The autos sector contributes to about 30 million jobs in China, or more than one-tenth of urban employment, according to the head of a China machinery body speaking in November. If the sector continues to weaken on top of the prolonged property slump, industry insiders expect Beijing to step in.
"Many in the industry expect Beijing to reinstate some or all of the subsidies," said Cameron Johnson, Shanghai-based senior partner at consulting firm Tidalwave Solutions, citing recent conversations with car parts manufacturers. "We'll have to see how Q1 goes."
Despite the headwinds, Le expects BYD to retain its dominance in both domestic and international markets, citing planned upgrades to the company's charging, energy storage, and intelligent driving infrastructure. BYD has yet to release a full-year domestic sales target, but told reporters late last month it plans to boost overseas sales by nearly 25% this year to 1.3 million cars.
China's top leaders are expected to release policy targets for the year at an annual parliamentary meeting in March.
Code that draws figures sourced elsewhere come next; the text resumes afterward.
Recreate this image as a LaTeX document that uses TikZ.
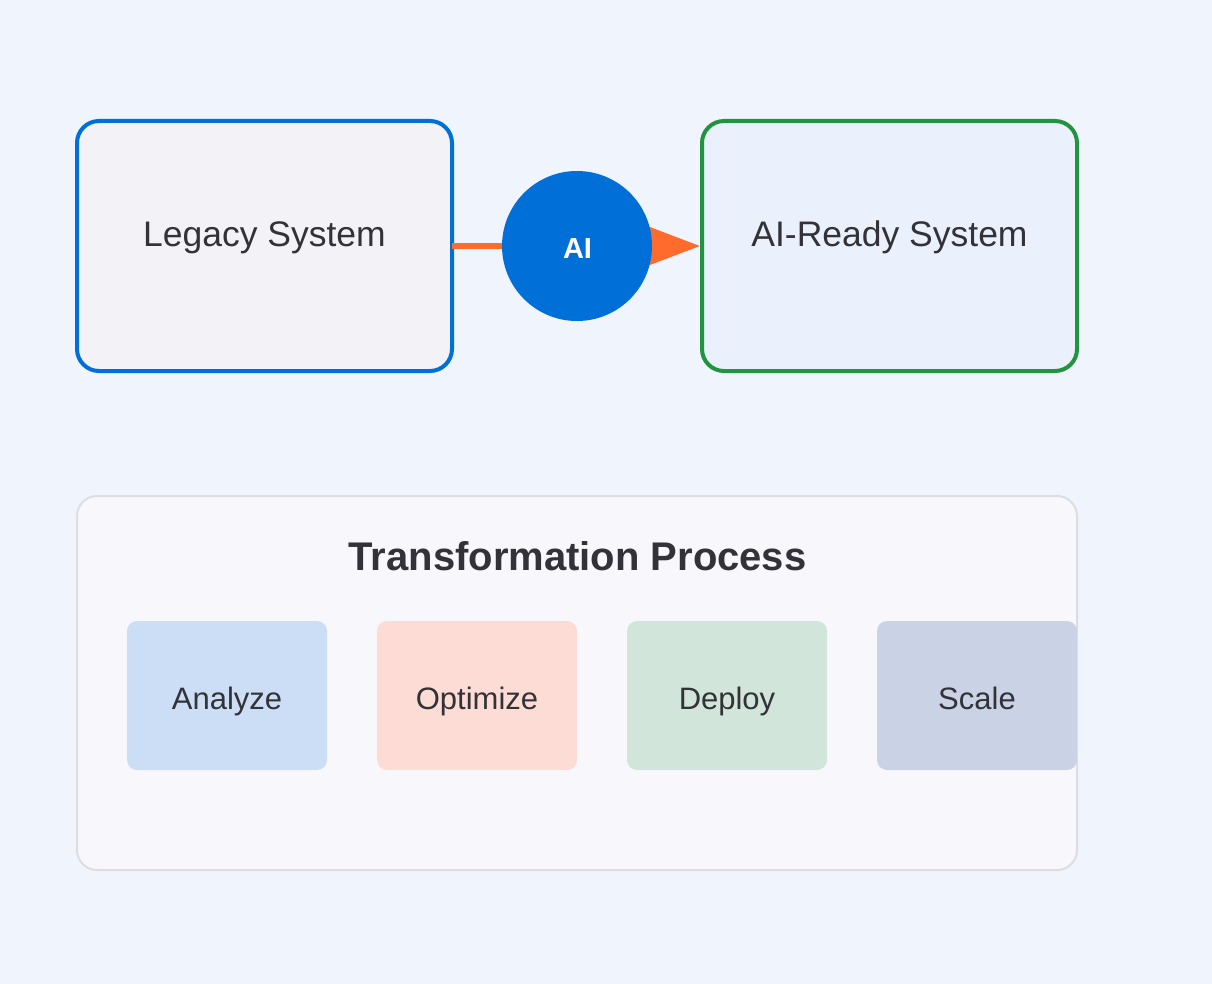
\documentclass[tikz,border=0pt]{standalone}
\usepackage{fontspec}
\setmainfont{Liberation Sans}
\usetikzlibrary{arrows.meta}
\definecolor{bgc}{HTML}{F0F4FC}
\definecolor{txt}{HTML}{323238}
\definecolor{aiblue}{HTML}{0070D8}
\definecolor{okgreen}{HTML}{22943F}
\definecolor{legfill}{HTML}{F3F2F6}
\definecolor{readyfill}{HTML}{EAF1FC}
\definecolor{arrowc}{HTML}{FF6B2C}
\definecolor{procfill}{HTML}{F8F8FC}
\definecolor{procline}{HTML}{DDDDE3}
\definecolor{sA}{HTML}{CCDEF5}
\definecolor{sO}{HTML}{FDDCD6}
\definecolor{sD}{HTML}{D2E5DA}
\definecolor{sS}{HTML}{CAD3E5}
\tikzset{
  sysbox/.style={draw, line width=4pt, rounded corners=22pt, minimum width=375pt, minimum height=250pt, inner sep=0pt},
  systext/.style={text=txt, font=\fontsize{35.5}{40}\selectfont, inner sep=0pt, anchor=base},
  stepbox/.style={rounded corners=10pt, minimum width=200pt, minimum height=149pt, inner sep=0pt},
  steptext/.style={text=txt, font=\fontsize{31}{36}\selectfont, inner sep=0pt, anchor=base},
}
\begin{document}
\begin{tikzpicture}[x=1pt,y=-1pt]
\fill[bgc] (0,0) rectangle (1212,984);
\useasboundingbox (0,0) rectangle (1212,984);
% system boxes
\node[sysbox, draw=aiblue, fill=legfill] (legacy) at (264.5,246) {};
\node[systext] (legacyT) at (264.5,246.5) {Legacy System};
\node[sysbox, draw=okgreen, fill=readyfill] (ready) at (889.5,246) {};
\node[systext] (readyT) at (889.5,246.5) {AI-Ready System};
% arrow
\draw[arrowc, line width=5.5pt, -{Triangle[length=60pt,width=44pt]}, shorten <=-2pt] (legacy.east) -- (ready.west);
\node[circle, fill=aiblue, minimum size=150pt, inner sep=0pt] (ai) at (577,246) {};
\node[text=white, font=\fontsize{29}{34}\selectfont\bfseries, inner sep=0pt, anchor=base] (aiT) at (577.5,258.5) {AI};
% process
\node[draw=procline, line width=2pt, fill=procfill, rounded corners=20pt, minimum width=1000pt, minimum height=374pt, inner sep=0pt] (proc) at (577,683) {};
\node[text=txt, font=\fontsize{40}{46}\selectfont\bfseries, inner sep=0pt, anchor=base] (title) at (577.5,570.5) {Transformation Process};
\node[stepbox, fill=sA] (analyze) at (227,695.5) {};
\node[stepbox, fill=sO] (optimize) at (477,695.5) {};
\node[stepbox, fill=sD] (deploy) at (727,695.5) {};
\node[stepbox, fill=sS] (scale) at (977,695.5) {};
\node[steptext] (analyzeT) at (227,709) {Analyze};
\node[steptext] (optimizeT) at (477,709) {Optimize};
\node[steptext] (deployT) at (727,709) {Deploy};
\node[steptext] (scaleT) at (977,709) {Scale};
\end{tikzpicture}
\end{document}
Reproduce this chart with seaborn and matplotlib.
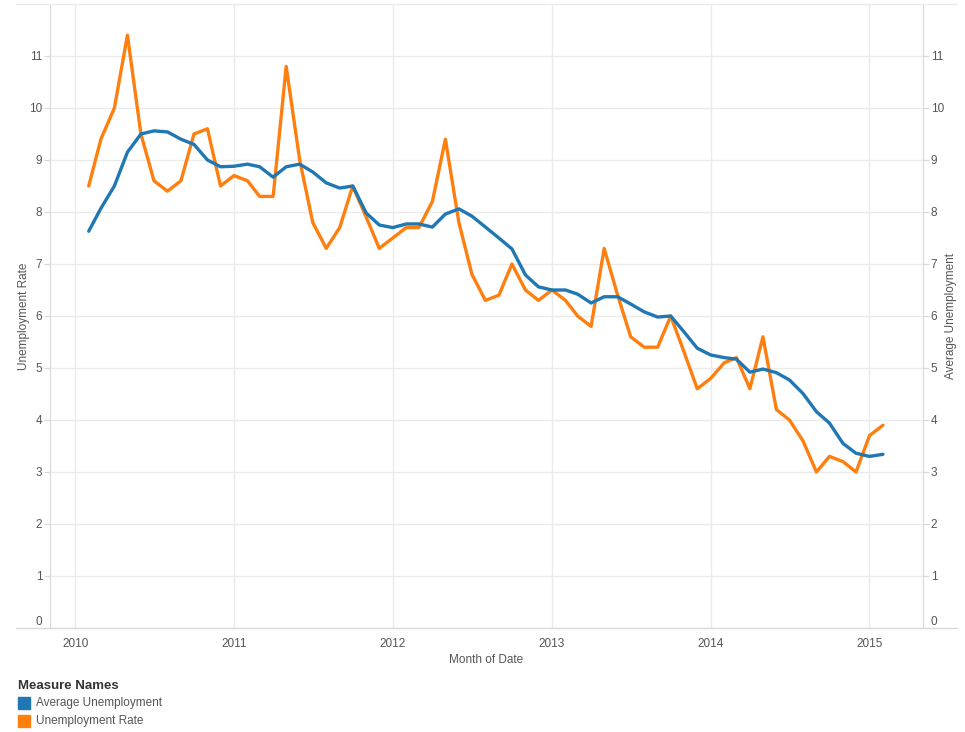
import pandas as pd
import seaborn as sns
import matplotlib.pyplot as plt
import matplotlib.dates as mdates
from matplotlib.patches import Rectangle
from matplotlib.lines import Line2D

# monthly values (Feb 2010 .. Feb 2015)
months = pd.date_range('2010-02-01', periods=61, freq='MS')

unemployment_rate = [
    8.5, 9.4, 10.0, 11.4, 9.5, 8.6, 8.4, 8.6, 9.5, 9.6, 8.5,
    8.7, 8.6, 8.3, 8.3, 10.8, 9.0, 7.8, 7.3, 7.7, 8.5, 7.9, 7.3,
    7.5, 7.7, 7.7, 8.2, 9.4, 7.8, 6.8, 6.3, 6.4, 7.0, 6.5, 6.3,
    6.5, 6.3, 6.0, 5.8, 7.3, 6.4, 5.6, 5.4, 5.4, 6.0, 5.3, 4.6,
    4.8, 5.1, 5.2, 4.6, 5.6, 4.2, 4.0, 3.6, 3.0, 3.3, 3.2, 3.0,
    3.7, 3.9,
]

average_unemployment = [
    7.63, 8.07, 8.5, 9.15, 9.5, 9.56, 9.54, 9.4, 9.3, 9.0, 8.87,
    8.88, 8.92, 8.87, 8.67, 8.87, 8.92, 8.77, 8.56, 8.46, 8.5, 7.98, 7.75,
    7.7, 7.77, 7.77, 7.71, 7.96, 8.06, 7.92, 7.71, 7.5, 7.29, 6.79, 6.56,
    6.5, 6.5, 6.42, 6.25, 6.37, 6.37, 6.23, 6.08, 5.98, 6.0, 5.69, 5.38,
    5.25, 5.2, 5.17, 4.92, 4.98, 4.91, 4.77, 4.51, 4.16, 3.94, 3.55, 3.36,
    3.3, 3.34,
]

measure_names = ['Average Unemployment', 'Unemployment Rate']
colors = {'Average Unemployment': '#1f77b4', 'Unemployment Rate': '#ff7f0e'}

df = pd.DataFrame({'Date': months,
                   'Unemployment Rate': unemployment_rate,
                   'Average Unemployment': average_unemployment})

sns.set_style('white')
plt.rcParams['font.family'] = ['Liberation Sans', 'DejaVu Sans']

W, H = 965, 732
fig = plt.figure(figsize=(W / 100, H / 100), dpi=100)
ax = fig.add_axes([50 / W, 1 - 628 / H, (923 - 50) / W, (628 - 4) / H])

grid_c = '#ebebeb'
axis_c = '#d9d9d9'
text_c = '#555555'

sns.lineplot(data=df, x='Date', y='Unemployment Rate', ax=ax,
             color=colors['Unemployment Rate'], linewidth=2.4, zorder=3)

ax2 = ax.twinx()
sns.lineplot(data=df, x='Date', y='Average Unemployment', ax=ax2,
             color=colors['Average Unemployment'], linewidth=2.4, zorder=4)

for a in (ax, ax2):
    a.set_ylim(0, 12)
    a.set_yticks(range(0, 12))
    a.set_xlim(pd.Timestamp('2009-11-04'), pd.Timestamp('2015-05-04'))
    a.tick_params(axis='y', labelsize=8.5, colors=axis_c, labelcolor=text_c,
                  length=4, width=0.8, pad=1.5)
    for s in a.spines.values():
        s.set_visible(False)
    # Tableau keeps the zero label inside the pane
    a.get_yticklabels()[0].set_va('bottom')

ax.spines['left'].set_visible(True)
ax.spines['left'].set_color(axis_c)
ax2.spines['right'].set_visible(True)
ax2.spines['right'].set_color(axis_c)

ax.yaxis.grid(True, color=grid_c, linewidth=1)
ax.xaxis.grid(True, which='major', color=grid_c, linewidth=1)
ax.set_axisbelow(True)

ax.xaxis.set_major_locator(mdates.YearLocator())
ax.xaxis.set_major_formatter(mdates.DateFormatter('%Y'))
ax.xaxis.set_minor_locator(mdates.MonthLocator())
ax.tick_params(axis='x', which='major', labelsize=8.5, colors=axis_c,
               labelcolor=text_c, length=4, width=0.8, pad=3)
ax.tick_params(axis='x', which='minor', colors=axis_c, length=3, width=0.8)
ax2.tick_params(axis='x', which='both', bottom=False, labelbottom=False)

ax.set_xlabel('Month of Date', fontsize=8.5, color=text_c, labelpad=3)
ax.set_ylabel('Unemployment Rate', fontsize=8.5, color=text_c, labelpad=-1)
ax2.set_ylabel('Average Unemployment', fontsize=8.5, color=text_c, labelpad=1)

# Tableau-style pane borders spanning the view
fig.add_artist(Line2D([16 / W, 957 / W], [1 - 628 / H] * 2, color=axis_c, lw=1))
fig.add_artist(Line2D([16 / W, 957 / W], [1 - 4 / H] * 2, color=grid_c, lw=1))

# legend
fig.text(18 / W, 1 - 686 / H, 'Measure Names', fontsize=9.5, fontweight='bold',
         color='#333333', va='center', ha='left')
for i, name in enumerate(measure_names):
    yc = 703 + 18 * i
    fig.add_artist(Rectangle((18 / W, 1 - (yc + 6) / H), 12 / W, 12 / H,
                             color=colors[name], transform=fig.transFigure))
    fig.text(36 / W, 1 - yc / H, name, fontsize=8.5, color=text_c,
             va='center', ha='left')

fig.savefig('out.png', dpi=100)
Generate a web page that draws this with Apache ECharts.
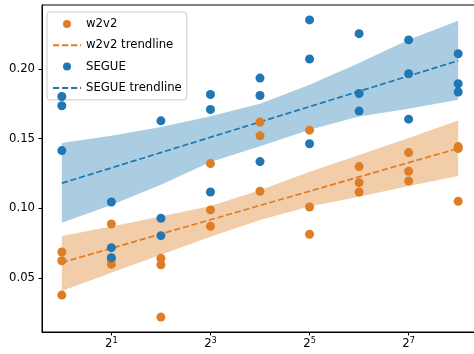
<!DOCTYPE html>
<html>
<head>
<meta charset="utf-8">
<script src="https://cdn.jsdelivr.net/npm/echarts@6/dist/echarts.min.js"></script>
<style>
html,body{margin:0;padding:0;background:#fff;}
#chart{width:474px;height:354px;}
</style>
</head>
<body>
<div id="chart"></div>
<script>
// ---- data ----
var xValues = [1, 2, 4, 8, 16, 32, 64, 128, 256];
var w2v2Values = [
  [0.0686, 0.0623, 0.0376],
  [0.0887, 0.0630, 0.0597],
  [0.0640, 0.0594, 0.0218],
  [0.1321, 0.0988, 0.0870],
  [0.1619, 0.1520, 0.1122],
  [0.1561, 0.1009, 0.0813],
  [0.1299, 0.1184, 0.1117],
  [0.1400, 0.1266, 0.1196],
  [0.1443, 0.1429, 0.1050]
];
var segueValues = [
  [0.1803, 0.1736, 0.1414],
  [0.1045, 0.0717, 0.0645],
  [0.1628, 0.0928, 0.0803],
  [0.1817, 0.1709, 0.1117],
  [0.1935, 0.1810, 0.1335],
  [0.2353, 0.2072, 0.1463],
  [0.2254, 0.1824, 0.1698],
  [0.2209, 0.1966, 0.1640],
  [0.2110, 0.1894, 0.1835]
];
var trendX = [1, 256];
var w2v2Trend = [0.061, 0.143];
var segueTrend = [0.118, 0.206];
var w2v2Upper = [0.0801, 0.0868, 0.0940, 0.1017, 0.1130, 0.1263, 0.1383, 0.1504, 0.1630];
var w2v2Lower = [0.0405, 0.0537, 0.0666, 0.0796, 0.0916, 0.1012, 0.1083, 0.1160, 0.1232];
var segueUpper = [0.1468, 0.1520, 0.1583, 0.1660, 0.1750, 0.1887, 0.2043, 0.2211, 0.2347];
var segueLower = [0.0896, 0.1024, 0.1168, 0.1333, 0.1446, 0.1563, 0.1659, 0.1714, 0.1779];
var xTickValues = [2, 8, 32, 128];
var yTickValues = [0.05, 0.10, 0.15, 0.20];

// ---- styling ----
var ORANGE = '#de7d25';
var BLUE = '#1f77b4';
var ORANGE_BAND = '#f2cdaa';
var BLUE_BAND = '#aacde2';
var FONT = 'DejaVu Sans';
var FS = 11.7;
var DASH = [6.2, 2.8];

function points(vals) {
  var out = [];
  vals.forEach(function (row, i) {
    row.forEach(function (v) { out.push([xValues[i], v]); });
  });
  return out;
}
function line(ys) { return ys.map(function (v, i) { return [trendX[i], v]; }); }
function bandSeries(upper, lower, color) {
  return {
    type: 'custom',
    silent: true,
    z: 1,
    clip: false,
    data: xValues.map(function (x, i) { return [x, upper[i], lower[i]]; }),
    renderItem: function (params, api) {
      if (params.dataIndex !== 0) return null;
      var pts = [];
      for (var i = 0; i < xValues.length; i++) pts.push(api.coord([xValues[i], upper[i]]));
      for (var j = xValues.length - 1; j >= 0; j--) pts.push(api.coord([xValues[j], lower[j]]));
      return { type: 'polygon', shape: { points: pts }, style: { fill: color } };
    }
  };
}

var chart = echarts.init(document.getElementById('chart'), null, { renderer: 'canvas' });
chart.setOption({
  animation: false,
  backgroundColor: '#fff',
  textStyle: { fontFamily: FONT },
  grid: {
    left: 42, width: 436, top: 5, height: 327,
    outerBoundsMode: 'none', containLabel: false,
    show: true, borderColor: '#000', borderWidth: 1, backgroundColor: 'transparent'
  },
  legend: {
    left: 47, top: 12, orient: 'vertical',
    itemWidth: 28, itemHeight: 8, itemGap: 9.3,
    padding: [6, 5, 6, 5],
    borderColor: '#cccccc', borderWidth: 1, borderRadius: 3,
    backgroundColor: 'rgba(255,255,255,0.8)',
    textStyle: { fontFamily: FONT, fontSize: FS, color: '#000' },
    data: [
      { name: 'w2v2' },
      { name: 'w2v2 trendline', itemStyle: { opacity: 0 } },
      { name: 'SEGUE' },
      { name: 'SEGUE trendline', itemStyle: { opacity: 0 } }
    ]
  },
  xAxis: {
    type: 'log', logBase: 2,
    min: Math.pow(2, -0.4), max: Math.pow(2, 8.4),
    splitLine: { show: false },
    axisLine: { lineStyle: { color: '#000', width: 1 } },
    axisTick: { customValues: xTickValues, length: 3.5, lineStyle: { color: '#000' } },
    axisLabel: {
      customValues: xTickValues,
      margin: 5,
      color: '#000', fontFamily: FONT, fontSize: FS,
      formatter: function (v) { return '2{sup|' + Math.round(Math.log(v) / Math.LN2) + '}'; },
      rich: { sup: { fontSize: 8.2, fontFamily: FONT, color: '#000', padding: [0, 0, 6, 0] } }
    }
  },
  yAxis: {
    type: 'value', min: 0.0111, max: 0.246,
    splitLine: { show: false },
    axisLine: { show: true, lineStyle: { color: '#000', width: 1 } },
    axisTick: { show: true, customValues: yTickValues, length: 3.5, lineStyle: { color: '#000' } },
    axisLabel: {
      customValues: yTickValues, margin: 7,
      color: '#000', fontFamily: FONT, fontSize: FS,
      formatter: function (v) { return v.toFixed(2); }
    }
  },
  series: [
    bandSeries(w2v2Upper, w2v2Lower, ORANGE_BAND),
    bandSeries(segueUpper, segueLower, BLUE_BAND),
    {
      name: 'w2v2', type: 'scatter', z: 4, symbol: 'circle', symbolSize: 9, clip: false,
      itemStyle: { color: ORANGE, opacity: 1 }, data: points(w2v2Values)
    },
    {
      name: 'w2v2 trendline', type: 'line', z: 3, symbol: 'none', showSymbol: false, color: ORANGE,
      lineStyle: { color: ORANGE, width: 1.7, type: DASH }, data: line(w2v2Trend)
    },
    {
      name: 'SEGUE', type: 'scatter', z: 4, symbol: 'circle', symbolSize: 9, clip: false,
      itemStyle: { color: BLUE, opacity: 1 }, data: points(segueValues)
    },
    {
      name: 'SEGUE trendline', type: 'line', z: 3, symbol: 'none', showSymbol: false, color: BLUE,
      lineStyle: { color: BLUE, width: 1.7, type: DASH }, data: line(segueTrend)
    }
  ]
});
</script>
</body>
</html>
Until then, the industry is watching closely to see whether January's slump is a temporary dip tied to policy changes and seasonal volatility - or the start of a more serious correction in a market that's been running hot for years.
China's EV market is entering uncharted territory. The combination of subsidy cuts, fierce domestic competition, and broader economic weakness is testing whether the industry can sustain its growth without government support. BYD's stumble matters not just for the company but for China's economic trajectory - this is an industry supporting 30 million jobs and one of Beijing's few success stories amid a struggling property sector. Whether this is a temporary adjustment or the beginning of a longer slowdown will become clearer after Q1 results, but one thing is certain: the easy growth phase for Chinese EVs is over. The companies that survive will need to compete on technology and efficiency rather than just riding the subsidy wave.